Directions for this task:
Produce a word-for-word copy of the listing below without its pictures.

Information shown:

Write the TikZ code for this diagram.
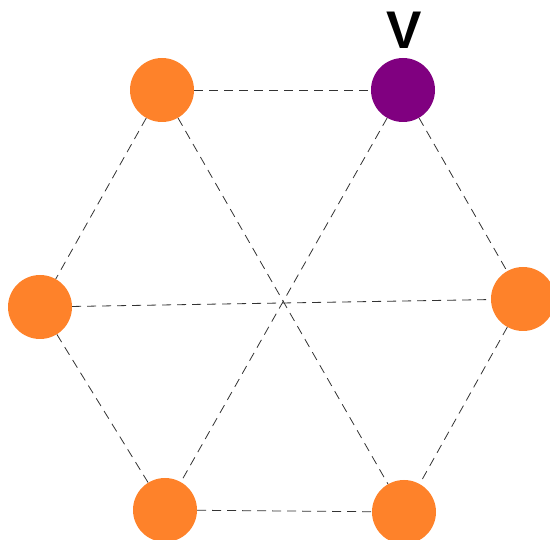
\documentclass[tikz,border=0pt]{standalone}
\usepackage{fontspec}
\setmainfont{Liberation Sans}
\definecolor{dotorange}{RGB}{254,130,42}
\definecolor{dotpurple}{RGB}{128,0,128}
\begin{document}
\begin{tikzpicture}[x=1pt,y=-1pt,
  dot/.style={circle,minimum size=64pt,inner sep=0pt,fill=#1},
  edge/.style={draw=black!80,line width=0.8pt,dash pattern=on 9pt off 6pt}]
\useasboundingbox (0,0) rectangle (550,540);
\node[dot=dotorange] (tl) at (162,90) {};
\node[dot=dotpurple] (tr) at (403,90) {};
\node[dot=dotorange] (l) at (40,307) {};
\node[dot=dotorange] (r) at (523,299) {};
\node[dot=dotorange] (bl) at (165,510) {};
\node[dot=dotorange] (br) at (404,512) {};
\node[font=\bfseries\fontsize{53}{53}\selectfont,inner sep=0pt] (vlabel) at (404,30) {V};
\path[edge] (tl) -- (tr);
\path[edge] (tl) -- (l);
\path[edge] (tl) -- (br);
\path[edge] (tr) -- (r);
\path[edge] (tr) -- (bl);
\path[edge] (l) -- (r);
\path[edge] (l) -- (bl);
\path[edge] (r) -- (br);
\path[edge] (bl) -- (br);
\end{tikzpicture}
\end{document}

Full solution:
Write the TikZ code for this diagram.
\documentclass[tikz,border=0pt]{standalone}
\usepackage{fontspec}
\setmainfont{Liberation Sans}
\definecolor{dotorange}{RGB}{254,130,42}
\definecolor{dotpurple}{RGB}{128,0,128}
\begin{document}
\begin{tikzpicture}[x=1pt,y=-1pt,
  dot/.style={circle,minimum size=64pt,inner sep=0pt,fill=#1},
  edge/.style={draw=black!80,line width=0.8pt,dash pattern=on 9pt off 6pt}]
\useasboundingbox (0,0) rectangle (550,540);
\node[dot=dotorange] (tl) at (162,90) {};
\node[dot=dotpurple] (tr) at (403,90) {};
\node[dot=dotorange] (l) at (40,307) {};
\node[dot=dotorange] (r) at (523,299) {};
\node[dot=dotorange] (bl) at (165,510) {};
\node[dot=dotorange] (br) at (404,512) {};
\node[font=\bfseries\fontsize{53}{53}\selectfont,inner sep=0pt] (vlabel) at (404,30) {V};
\path[edge] (tl) -- (tr);
\path[edge] (tl) -- (l);
\path[edge] (tl) -- (br);
\path[edge] (tr) -- (r);
\path[edge] (tr) -- (bl);
\path[edge] (l) -- (r);
\path[edge] (l) -- (bl);
\path[edge] (r) -- (br);
\path[edge] (bl) -- (br);
\end{tikzpicture}
\end{document}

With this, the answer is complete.